Жизнеописание Хорька | страница 66



12

Спал он каких-то час-полтора, но этого хватило, чтобы прийти в чувство. Страшная усталость – результат ночного бдения у иконы, а точнее, даже некоей болезни, вдруг налетевшей, лишившей привычной расчетливости, некое помраченье ума и сердца (потому как он четко осознавал: сердце здесь сыграло не последнюю роль, так странно и непривычно оно металось в груди там, около кануна) – все это схлынуло, прошло, слава Богу, и он снова ощутил силу в ногах и руках, и голова работала теперь четко и ясно. Сторожок, что стоял где-то под сердцем, в который раз спас, выручил его. Хорош бы сейчас он был на милицейских нарах, и хотя вряд ли удалось бы им выколотить из него признание, но могли же и навесить, накрутить чужого – тут они известные мастаки.

Хорек с удивлением поглядел на себя в осколок зеркала на стене, нет, вроде физиономия мало чем отличалась от него вчерашнего, позавчерашнего, например, но почему же так глупо и неразумно он поверил: «Тут надо психиатрическую или милицию, вызови ты, ради бога!» – «Козлы!» – он криво ухмыльнулся, но вспомнил вдруг, как перед глазами встала икона и веселущий, напевающий в нос реставратор, и свое чувство, необъяснимо глубокое, как страх мгновенной смерти, и, кажется, не покинувшее окончательно и сейчас.

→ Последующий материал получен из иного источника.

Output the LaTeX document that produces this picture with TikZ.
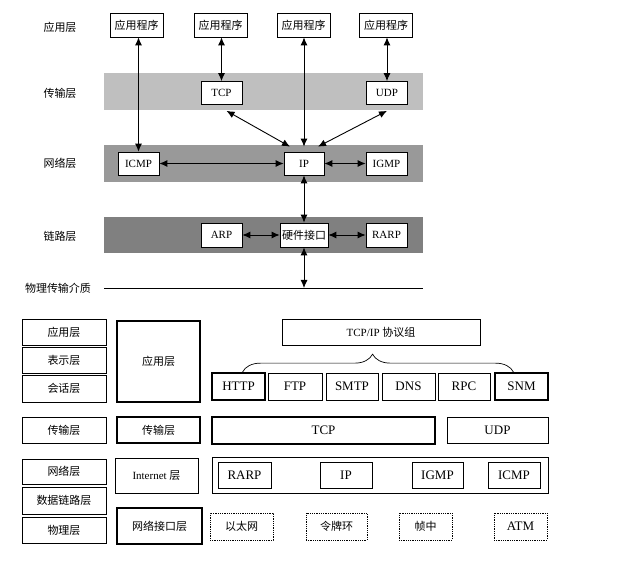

Как всегда, когда жизнь загоняла в угол, он начинал молниеносно просчитывать возможные варианты. Домой сейчас идти было опасно, вдруг тетя Вера назвала его имя? – вероятность ничтожная, но рисковать он не собирался. Да и зло, знакомое, всепоглощающее зло, так здорово, так приятно начало вскипать внутри, что он, кажется, кое-что замыслил наконец.

Он похлопал по карманам куртки, вытащил примятые деньги – все они были целехоньки, достал из тайника портфельчик, опустил туда аккуратно пачку за пачкой, вырвал из доски в стене длинное, тонкое шило на деревянной рукоятке, провел кончиком по ногтю, убедился в его остроте и бросил в портфельчик. Затем вышел на улицу. Огородами, знакомыми с детства путями, подкрался к церкви и залег в кустах смородины и малины, неотрывно глядя на дверь. Если ему повезет и короткостриженый отец Борис еще не ушел, он его выследит и наведается в гости. Отец Трифон... что ж, отец Трифон подождет, ему придумается нечто особое, с этим же, обирающим нищих старушек, хотелось разобраться как можно скорее.

Как всегда, затаившись, изготовившись следить, он не замечал ни времени, ни неудобств, только растопыренные уши, не раз уже выручавшие его, чутко ловили возможную опасность, но все было мирно. Служба уже кончилась, народ почти весь из церкви разошелся, и вот наконец появился и отец Борис в сопровождении бабок и той худерябенькой псаломщицы, видно приглядывающей за ним, – теперь-то Хорек понял, что отец Борис будет из монахов.